ENG444H1F L0101ENG444H1F L0101
Advanced Studies Group 4: Medieval Literature to 1450: Animal Encounters
Instructor: Prof. A. Walton
Office Location: Jackman Humanities Building, Room TBA
Brief Description of Course: This course will explore the diverse ways that animals figure in medieval literature, theory, and manuscript production. We will read works in a variety of late antique and medieval genres—from the anonymous Greek Physiologus and its translation into Old English verse, to the comical beast fable of Chaucer’s “Nun’s Priest’s Tale,” with riddles, lyrics, fables, bestiaries, and romances in between. While our course will focus on the literature of Western Europe, especially that of England, we will also look to ninth-century Arabic texts and to the rediscovery of Aristotle by Aquinas. We will ask a variety of questions about the way medieval literature stages animal encounters. How do the human-animal relationships represented in these texts challenge our familiar categories of identity and community? How do medieval representations of human-animal relations require us to think differently about the intersections of human and animal life? Considering these questions, students will engage in depth with medieval literary and interpretive practices. Along the way, they will receive an introduction to the growing field of literary scholarship called critical animal studies.

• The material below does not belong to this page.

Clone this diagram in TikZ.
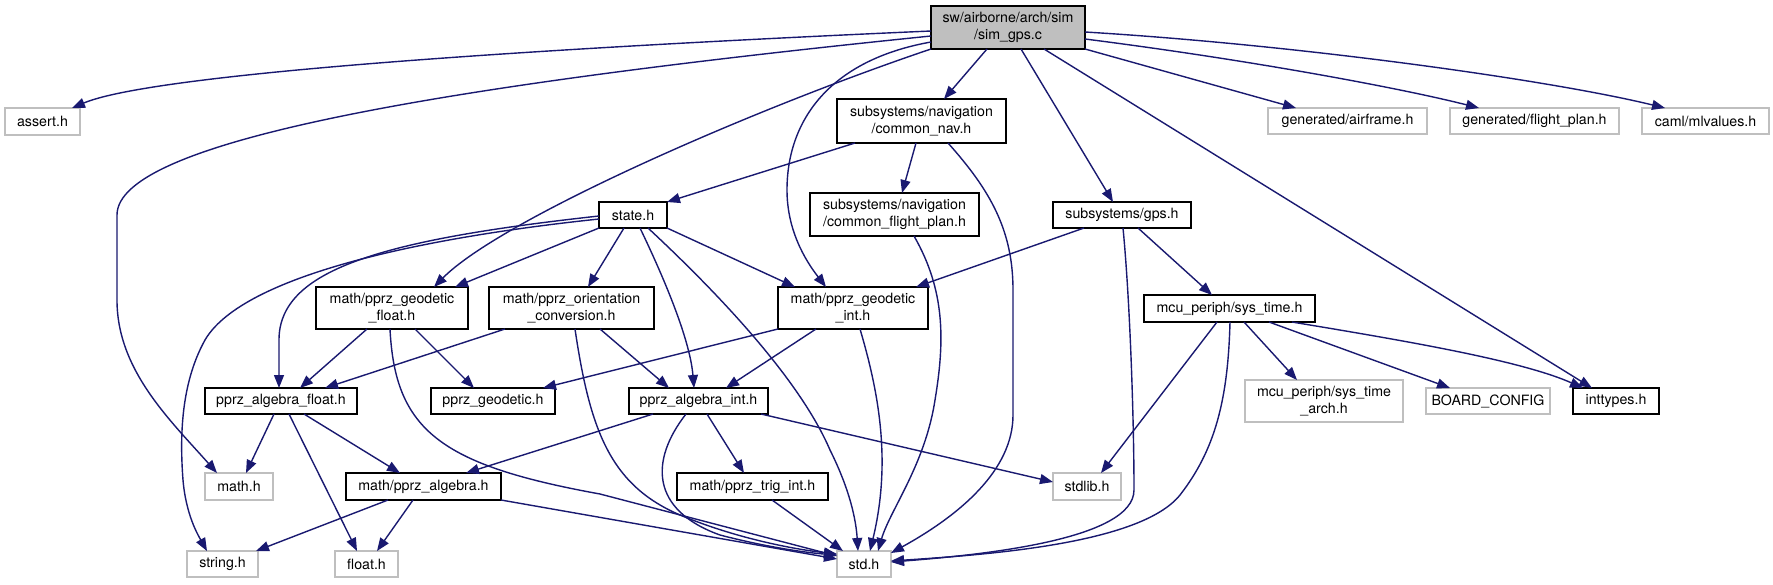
\documentclass[tikz,border=0pt]{standalone}
\usepackage{fontspec}
\setmainfont{TeX Gyre Heros}
\usetikzlibrary{arrows.meta}
\definecolor{edgec}{HTML}{191970}
\definecolor{grayb}{HTML}{BFBFBF}
\newcommand\mknode[7]{\node[#2,minimum width={(#5-#3)*0.5pt},minimum height={(#6-#4)*0.5pt}] (#1) at ({(#3+#5)/2},{(#4+#6)/2}) {#7};}
\tikzset{
  boxbase/.style={inner sep=0pt, outer sep=0pt, align=center, line width=0.7pt, font=\fontsize{7.1}{8.2}\selectfont},
  blk/.style={boxbase, draw=black, fill=white},
  gry/.style={boxbase, draw=grayb, fill=white},
  rootbox/.style={boxbase, draw=black, fill=grayb},
  edg/.style={draw=edgec, line width=0.7pt, -{Triangle[length=6.5pt,width=5pt]}}
}
\begin{document}
\begin{tikzpicture}[x=0.5pt,y=-0.5pt]
\useasboundingbox (0,0) rectangle (1773,584);
\fill[white] (0,0) rectangle (1773,584);
% nodes
\mknode{sim}{rootbox}{931}{6}{1085}{49}{sw/airborne/arch/sim\\/sim\_gps.c}
\mknode{assert}{gry}{5}{108}{80}{135}{assert.h}
\mknode{airframe}{gry}{1268}{108}{1427}{134}{generated/airframe.h}
\mknode{flightplan}{gry}{1450}{108}{1619}{134}{generated/flight\_plan.h}
\mknode{mlvalues}{gry}{1642}{108}{1769}{134}{caml/mlvalues.h}
\mknode{commonnav}{blk}{837}{99}{1006}{143}{subsystems/navigation\\/common\_nav.h}
\mknode{state}{blk}{599}{202}{667}{228}{state.h}
\mknode{cfp}{blk}{810}{193}{979}{236}{subsystems/navigation\\/common\_flight\_plan.h}
\mknode{gps}{blk}{1053}{202}{1191}{228}{subsystems/gps.h}
\mknode{geofloat}{blk}{316}{287}{468}{329}{math/pprz\_geodetic\\\_float.h}
\mknode{orient}{blk}{489}{287}{654}{329}{math/pprz\_orientation\\\_conversion.h}
\mknode{geoint}{blk}{778}{287}{928}{329}{math/pprz\_geodetic\\\_int.h}
\mknode{systime}{blk}{1144}{295}{1315}{322}{mcu\_periph/sys\_time.h}
\mknode{algfloat}{blk}{205}{388}{357}{414}{pprz\_algebra\_float.h}
\mknode{geodetic}{blk}{431}{388}{555}{414}{pprz\_geodetic.h}
\mknode{algint}{blk}{629}{388}{768}{414}{pprz\_algebra\_int.h}
\mknode{sta}{gry}{1245}{380}{1403}{422}{mcu\_periph/sys\_time\\\_arch.h}
\mknode{board}{gry}{1426}{388}{1550}{414}{BOARD\_CONFIG}
\mknode{inttypes}{blk}{1573}{388}{1659}{414}{inttypes.h}
\mknode{math}{gry}{205}{473}{273}{500}{math.h}
\mknode{alg}{blk}{346}{473}{501}{500}{math/pprz\_algebra.h}
\mknode{trig}{blk}{677}{473}{828}{500}{math/pprz\_trig\_int.h}
\mknode{stdlib}{gry}{1053}{473}{1121}{500}{stdlib.h}
\mknode{string}{gry}{187}{551}{258}{577}{string.h}
\mknode{float}{gry}{335}{551}{398}{577}{float.h}
\mknode{std}{gry}{837}{551}{891}{577}{std.h}
% edges from sim
\draw[edg] (sim.west |- 0,31) .. controls (500,50) and (150,75) .. (assert.north -| 72,0);
\draw[edg] (sim.west |- 0,36) .. controls (450,85) and (117,140) .. (117,215) -- (117,300) .. controls (117,370) and (170,420) .. (math.north -| 217,0);
\draw[edg] (sim.south west) .. controls (750,110) and (500,220) .. (geofloat.north -| 434,0);
\draw[edg] (sim.south -| 987,0) -- (commonnav.north -| 944,0);
\draw[edg] (sim.west |- 0,42) .. controls (830,60) and (787,120) .. (787,190) .. controls (787,230) and (805,260) .. (geoint.north -| 826,0);
\draw[edg] (sim.south -| 1021,0) -- (gps.north -| 1113,0);
\draw[edg] (sim.south east) -- (airframe.north -| 1296,0);
\draw[edg] (sim.east |- 0,39) .. controls (1250,60) and (1400,88) .. (flightplan.north -| 1479,0);
\draw[edg] (sim.east |- 0,32) .. controls (1300,45) and (1550,80) .. (mlvalues.north -| 1665,0);
\draw[edg] (sim.south -| 1044,0) -- (inttypes.north -| 1592,0);
% common_nav
\draw[edg] (commonnav.south -| 855,0) -- (state.north east);
\draw[edg] (commonnav.south -| 916,0) -- (cfp.north -| 902,0);
\draw[edg] (commonnav.south -| 948,0) .. controls (990,190) and (1013,230) .. (1013,290) -- (1013,415) .. controls (1013,470) and (960,515) .. (std.east |- 0,553);
% state
\draw[edg] (state.south west) -- (geofloat.north -| 455,0);
\draw[edg] (state.south -| 624,0) -- (orient.north -| 588,0);
\draw[edg] (state.south east) -- (geoint.north -| 795,0);
\draw[edg] (state.south -| 640,0) .. controls (665,280) and (690,340) .. (algint.north -| 694,0);
\draw[edg] (state.south -| 648,0) .. controls (720,295) and (800,380) .. (830,450) .. controls (850,490) and (856,520) .. (std.north -| 858,0);
\draw[edg] (state.west |- 0,216) .. controls (380,240) and (279,270) .. (279,340) -- (algfloat.north -| 279,0);
\draw[edg] (state.west |- 0,219) .. controls (400,240) and (240,280) .. (205,340) .. controls (180,385) and (180,440) .. (183,480) .. controls (186,515) and (198,535) .. (string.north -| 207,0);
% common_flight_plan
\draw[edg] (cfp.south -| 914,0) .. controls (945,290) and (945,340) .. (935,400) .. controls (925,465) and (890,510) .. (std.north -| 878,0);
% gps
\draw[edg] (gps.south -| 1084,0) -- (geoint.north -| 916,0);
\draw[edg] (gps.south -| 1138,0) -- (systime.north -| 1212,0);
\draw[edg] (gps.south -| 1123,0) .. controls (1130,300) and (1134,420) .. (1134,490) .. controls (1134,540) and (980,555) .. (std.east |- 0,562);
% geodetic float
\draw[edg] (geofloat.south -| 367,0) -- (algfloat.north -| 300,0);
\draw[edg] (geofloat.south -| 415,0) -- (geodetic.north -| 474,0);
\draw[edg] (geofloat.south -| 390,0) .. controls (395,430) and (440,465) .. (600,494) -- (std.west |- 0,556);
% orientation
\draw[edg] (orient.south -| 505,0) -- (algfloat.north -| 325,0);
\draw[edg] (orient.south -| 600,0) -- (algint.north -| 669,0);
\draw[edg] (orient.south -| 575,0) .. controls (590,430) and (610,485) .. (680,515) .. controls (740,540) and (800,550) .. (std.west |- 0,554);
% geodetic int
\draw[edg] (geoint.south west) -- (geodetic.north -| 543,0);
\draw[edg] (geoint.south -| 816,0) -- (algint.north -| 726,0);
\draw[edg] (geoint.south -| 860,0) .. controls (878,390) and (892,460) .. (std.north -| 870,0);
% sys_time
\draw[edg] (systime.south -| 1217,0) -- (stdlib.north -| 1101,0);
\draw[edg] (systime.south -| 1230,0) .. controls (1228,400) and (1215,450) .. (1180,495) .. controls (1140,545) and (980,555) .. (std.east |- 0,561);
\draw[edg] (systime.south -| 1244,0) -- (sta.north -| 1297,0);
\draw[edg] (systime.south -| 1269,0) -- (board.north -| 1450,0);
\draw[edg] (systime.south -| 1292,0) .. controls (1400,340) and (1520,360) .. (inttypes.north -| 1583,0);
% algebra float
\draw[edg] (algfloat.south -| 274,0) -- (math.north -| 246,0);
\draw[edg] (algfloat.south -| 289,0) -- (float.north -| 357,0);
\draw[edg] (algfloat.south -| 304,0) -- (alg.north -| 400,0);
% algebra int
\draw[edg] (algint.south -| 653,0) -- (alg.north -| 466,0);
\draw[edg] (algint.south -| 686,0) .. controls (650,460) and (650,510) .. (720,535) .. controls (770,548) and (810,553) .. (std.west |- 0,555);
\draw[edg] (algint.south -| 707,0) -- (trig.north -| 744,0);
\draw[edg] (algint.south -| 761,0) -- (stdlib.west |- 0,482);
% algebra
\draw[edg] (alg.south -| 388,0) -- (string.north -| 256,0);
\draw[edg] (alg.south -| 413,0) -- (float.north -| 377,0);
\draw[edg] (alg.south east) -- (std.west |- 0,559);
% trig
\draw[edg] (trig.south -| 772,0) -- (std.north -| 843,0);
\end{tikzpicture}
\end{document}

Required Reading: Curley, Michael J., trans. Physiologus: A Medieval Book of Nature Lore. Second Edition. Chicago: University Of Chicago Press, 2009.
Williamson, Craig, ed. A Feast of Creatures: Anglo-Saxon Riddle-Songs. Philadelphia: University of Pennsylvania Press, 2011.
White, Terence Hanbury. The Book of Beasts : Being a Translation from a Latin Bestiary of the Twelfth Century. New York: Dover Publications, 2010.
Coursepack (texts will include the following: Lactantius’ The Phoenix; Gregory’s Moralia, in selections; Isidore’s Etymologies, in selections; Al-Jahiz’s Book of Animals; Old English poetry in translation, including Phoenix and Physiologus; the anonymous poem The Owl and the Nightingale; Aquinas’ Summa Theologica, in selections; Chaucer’s Canterbury Tales, in selections; as well as other primary and secondary texts TBD).
First Three Authors/Texts: Physiologus: A Medieval Book of Nature Lore (trans. Curley); The Book of Beasts : Being a Translation from a Latin Bestiary of the Twelfth Century (trans. White); Lactantius, The Phoenix (in coursepack, trans. White).
Method of Evaluation: Critical essays; class presentation; discussion participation (no exams).